I may misunderstand your question, but don’t ever have a hard stop on a servo - rather like an unruly toddler they get very cross, and push as hard as they can if they are not allowed to go as far as they want.

an alternative - arduinos and servos work quite well together.

best
Simon

Hi Simon and many thanks for sharing.

It’s probably my ignorance of the subject which has confused, but these ‘drivers’ as I call them appear to be a series of resistors and other components on a relatively small motherboard, replete with several metal squares that have buttons in them (or at least for controlling bouncing semaphores). Essentially, say with a semaphore signal, the control wire goes from the balance weight to the servo arm. The servo is then connected to the motherboard as described. One button as I recall is used to set one end point by moving the servo arm one way to the desired position (arm ninety degrees to post) then another is pressed to move the servo arm to the up or down point depending on whether upper or lower quadrant. The other buttons are used to control the amount of bounce required in between although the driver operates them randomly like the real thing (see my video somewhere up there ;) ).
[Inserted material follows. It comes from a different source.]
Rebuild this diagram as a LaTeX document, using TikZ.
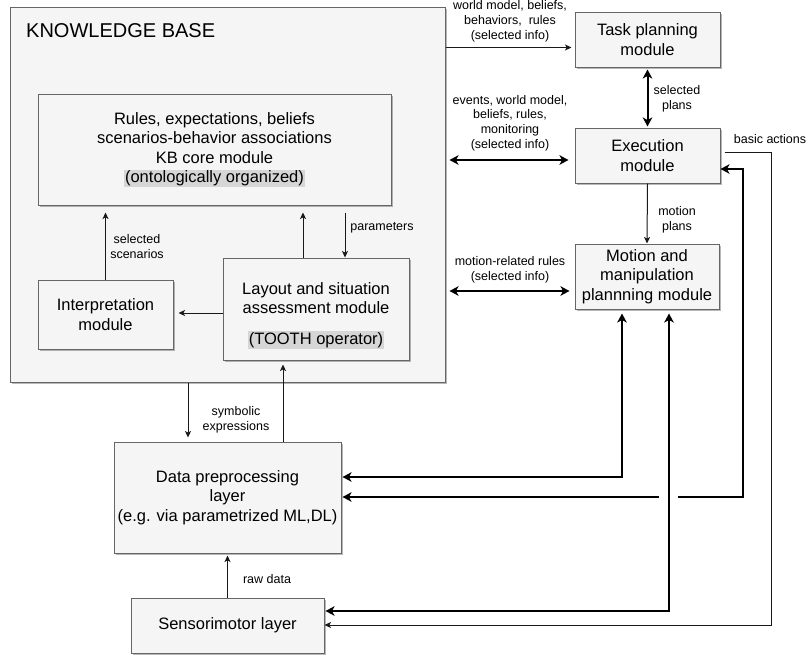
\documentclass[tikz,border=0pt]{standalone}
\usepackage{fontspec}
\setmainfont{Liberation Sans}
\usetikzlibrary{arrows.meta,shadows}
\definecolor{boxfill}{HTML}{F5F5F5}
\definecolor{boxline}{HTML}{666666}
\definecolor{hlgray}{HTML}{D6D6D6}
\newcommand{\hlmark}[1]{{\setlength{\fboxsep}{1pt}\colorbox{hlgray}{#1}}}
\newcommand{\boxfnt}{\fontsize{16.5}{19.5}\selectfont}
\newcommand{\lblfnt}{\fontsize{12.5}{14.8}\selectfont}
\tikzset{
  box/.style={draw=boxline, fill=boxfill, line width=1pt, align=center, font=\boxfnt, inner sep=0pt,
    drop shadow={shadow xshift=1.6pt, shadow yshift=-1.6pt, fill=black, opacity=0.28}},
  boxtext/.style={align=center, font=\boxfnt, inner sep=0pt},
  lbl/.style={font=\lblfnt, align=center, inner sep=0pt},
  tconn/.style={line width=1pt, draw=black!90, -{Stealth[length=6.5pt,width=6pt,inset=1.6pt]}},
  Tline/.style={line width=2pt, draw=black},
  Ttip/.tip={Stealth[length=9pt,width=9.5pt,inset=2.5pt]},
  Tboth/.style={Tline, Ttip-Ttip},
}
\begin{document}
\begin{tikzpicture}[x=1pt,y=-1pt]
\useasboundingbox (0,0) rectangle (808,656);
% Knowledge base container
\node[box, minimum width=435pt, minimum height=375pt] (kb) at (227.5,194.5) {};
\node[anchor=west, font=\fontsize{20}{24}\selectfont, inner sep=0pt] (kbt) at (26,31) {KNOWLEDGE BASE};
% inner modules
\node[box, minimum width=353pt, minimum height=111pt] (core) at (214.5,149.5)
  {Rules, expectations, beliefs\\scenarios-behavior associations\\KB core module\\\hlmark{(ontologically organized)}};
\node[box, minimum width=135pt, minimum height=69pt] (interp) at (105.5,314.5) {Interpretation\\module};
\node[box, minimum width=186pt, minimum height=102pt] (layout) at (316,309) {};
\node[boxtext] (layoutt) at (316,315.5) {Layout and situation\\assessment module\\[11pt]\hlmark{(TOOTH operator)}};
% right modules
\node[box, minimum width=145pt, minimum height=55pt] (task) at (647.5,39.5) {Task planning\\module};
\node[box, minimum width=145pt, minimum height=55pt] (exec) at (647.5,155.5) {Execution\\module};
\node[box, minimum width=144pt, minimum height=65pt] (motion) at (647,276.5) {Motion and\\manipulation\\plannning module};
% bottom layers
\node[box, minimum width=227pt, minimum height=111pt] (data) at (227.5,497.5) {Data preprocessing\\layer\\(e.g. via parametrized ML,DL)};
\node[box, minimum width=193pt, minimum height=55pt] (sensor) at (227.5,625.5) {Sensorimotor layer};

% connectors inside KB
\draw[tconn, shorten >=7pt] (interp.north) -- (interp.north |- core.south);
\node[lbl] (lsel) at (137,246.5) {selected\\scenarios};
\draw[tconn, shorten >=7pt] ([xshift=-13pt]layout.north) -- ([xshift=-13pt]layout.north |- core.south);
\draw[tconn, shorten <=7pt] ([xshift=29pt]layout.north |- core.south) -- ([xshift=29pt]layout.north);
\node[lbl] (lpar) at (382,228) {parameters};
\draw[tconn, shorten >=5pt] (layout.west |- 0,313) -- (interp.east |- 0,313);

% KB <-> data
\draw[tconn, shorten >=4pt] (kb.south -| 188,0) -- (data.north -| 188,0);
\draw[tconn, shorten >=4pt] (data.north -| 283,0) -- (layout.south -| 283,0);
\node[lbl] (lsym) at (236,420) {symbolic\\expressions};
\draw[tconn, shorten >=2pt] (sensor.north) -- (data.south);
\node[lbl] (lraw) at (267,579) {raw data};

% KB -> right modules
\draw[tconn, shorten >=3pt] (kb.east |- 0,47.5) -- (task.west |- 0,47.5);
\node[lbl] (lwm) at (510,21) {world model, beliefs,\\behaviors,\ \ rules\\(selected info)};
\draw[Tboth, shorten <=4pt, shorten >=6pt] (kb.east |- 0,160) -- (exec.west |- 0,160);
\node[lbl] (lev) at (510,123) {events, world model,\\beliefs, rules,\\monitoring\\(selected info)};
\draw[Tboth, shorten <=4pt, shorten >=5pt] (kb.east |- 0,291) -- (motion.west |- 0,291);
\node[lbl] (lmr) at (510,270) {motion-related rules\\(selected info)};

% right column
\draw[Tboth, shorten <=2pt, shorten >=1pt] (task.south) -- (exec.north);
\node[lbl] (lsp) at (677,98.5) {selected\\plans};
\draw[tconn] (exec.south) -- (motion.north);
\node[lbl] (lmp) at (677,219.5) {motion\\plans};

% feedback lines
\coordinate (ba) at (771,625);
\draw[tconn, shorten <=4pt] (exec.east |- 0,152) -| (ba) -- (sensor.east |- ba);
\node[lbl] (lba) at (770,139) {basic actions};

\coordinate (e1) at (743,497);
\coordinate (gapR) at (678,497);
\coordinate (gapL) at (659,497);
\draw[Tline, Ttip-] (exec.east |- 0,169) -| (e1) -- (gapR);
\draw[Tline, -Ttip, shorten >=1pt] (gapL) -- (data.east |- gapL);

\draw[Tboth, shorten <=4pt, shorten >=1pt] (motion.south -| 622,0) |- (data.east |- 0,477);
\draw[Tboth, shorten <=4pt, shorten >=1pt] (motion.south -| 669,0) |- (sensor.east |- 0,611);
\end{tikzpicture}
\end{document}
Essentially, I only require the end point buttons for what I have in mind for the uncouplers and these seem to be offered by the Pocket Money kits if I’ve read the article right.

Still, Simon, I’m open to any suggestions that an ignoramus like me can understand so I’d be delighted to learn a little more of that’s okay?

Many thanks.

Jon
 

John57sharp

Western Thunderer
I’m too tired to read about electickery tonight, I’ll catch up in the morning, but glad to hear you got your Precedent sorted and that photo looks a real treat.

John
 

simond

Western Thunderer
Hi Simon and many thanks for sharing.

It’s probably my ignorance of the subject which has confused, but these ‘drivers’ as I call them appear to be a series of resistors and other components on a relatively small motherboard, replete with several metal squares that have buttons in them (or at least for controlling bouncing semaphores). Essentially, say with a semaphore signal, the control wire goes from the balance weight to the servo arm. The servo is then connected to the motherboard as described. One button as I recall is used to set one end point by moving the servo arm one way to the desired position (arm ninety degrees to post) then another is pressed to move the servo arm to the up or down point depending on whether upper or lower quadrant. The other buttons are used to control the amount of bounce required in between although the driver operates them randomly like the real thing (see my video somewhere up there ;) ).

Essentially, I only require the end point buttons for what I have in mind for the uncouplers and these seem to be offered by the Pocket Money kits if I’ve read the article right.

Still, Simon, I’m open to any suggestions that an ignoramus like me can understand so I’d be delighted to learn a little more of that’s okay?

Many thanks.

Jon
Ok, I had misunderstood!

your approach of using a servo controller, and setting the endpoints on that is perfectly fine.

I was concerned that you were going to have a mechanical stop to set the servo travel endpoint. That would generally end in tears (and maybe smoke).

cheers
Simon
 

PaxtonP4

Western Thunderer
Jonte,

The MERG PMK servo drivers do work, but it takes some fiddling to get them set up, I've used them on Dapol signals which had given up the ghost.
You would be better off using the Servo 1 kit (kit 77 or 77R). There are two options: one for points and one for signals. The option for signals gives you the ability to have "Bounce".
 

Phil O

Western Thunderer
Thanks, Phil.

Did you use the end points of the servos to achieve a ninety degree angle to the post (and if so was there any droop?) or was there a ‘stop’ on the post for that?

Were you satisfied with the results, albeit a lot of fiddling about involved, or was it a case of never again?

Hope you don’t mind my asking.

Best.

Jon

Btw: I note Clive at Heathcote supplies an uncoupler which acts like what I’ve in mind, but don’t want to bother him too much at present due to his current unfortunate circumstances.

Hi Jon,

No, using the full sweep of the servo was not required.

The 3 "buttons" are variable potentiometers that contain a screw adjuster, two of which set the end points of the servo sweep and the 3rd sets the speed. Getting the end point for the signal arm horizontal is the worst part, the 45 degree angle is easier as there's some tolerance, in that as long as it looks ok, it's good enough and the speed is a matter of choice. Remembering which pot does what is the worst part.

I have also used the servo4's which are easier to set up with servo set. Once set up they are great.

.
 

jonte

Western Thunderer
I’m too tired to read about electickery tonight, I’ll catch up in the morning, but glad to hear you got your Precedent sorted and that photo looks a real treat.

John

Funnily Enough, I invariably experience a sense of weariness at any time when electronics is explained ;)

Thanks, John, and glad you like the image too.

Jon
 

jonte

Western Thunderer
Ok, I had misunderstood!

your approach of using a servo controller, and setting the endpoints on that is perfectly fine.

I was concerned that you were going to have a mechanical stop to set the servo travel endpoint. That would generally end in tears (and maybe smoke).

cheers
Simon

:))

Many thanks for your reassurance, Simon.

Appreciated as always.

Jon
 

jonte

Western Thunderer
You would be better off using the Servo 1 kit (kit 77 or 77R). There are two options: one for points and one for signals. The option for signals gives you the ability to have "Bounce".

Many thanks for that, Pax. Think I saw those listed on one of the pages.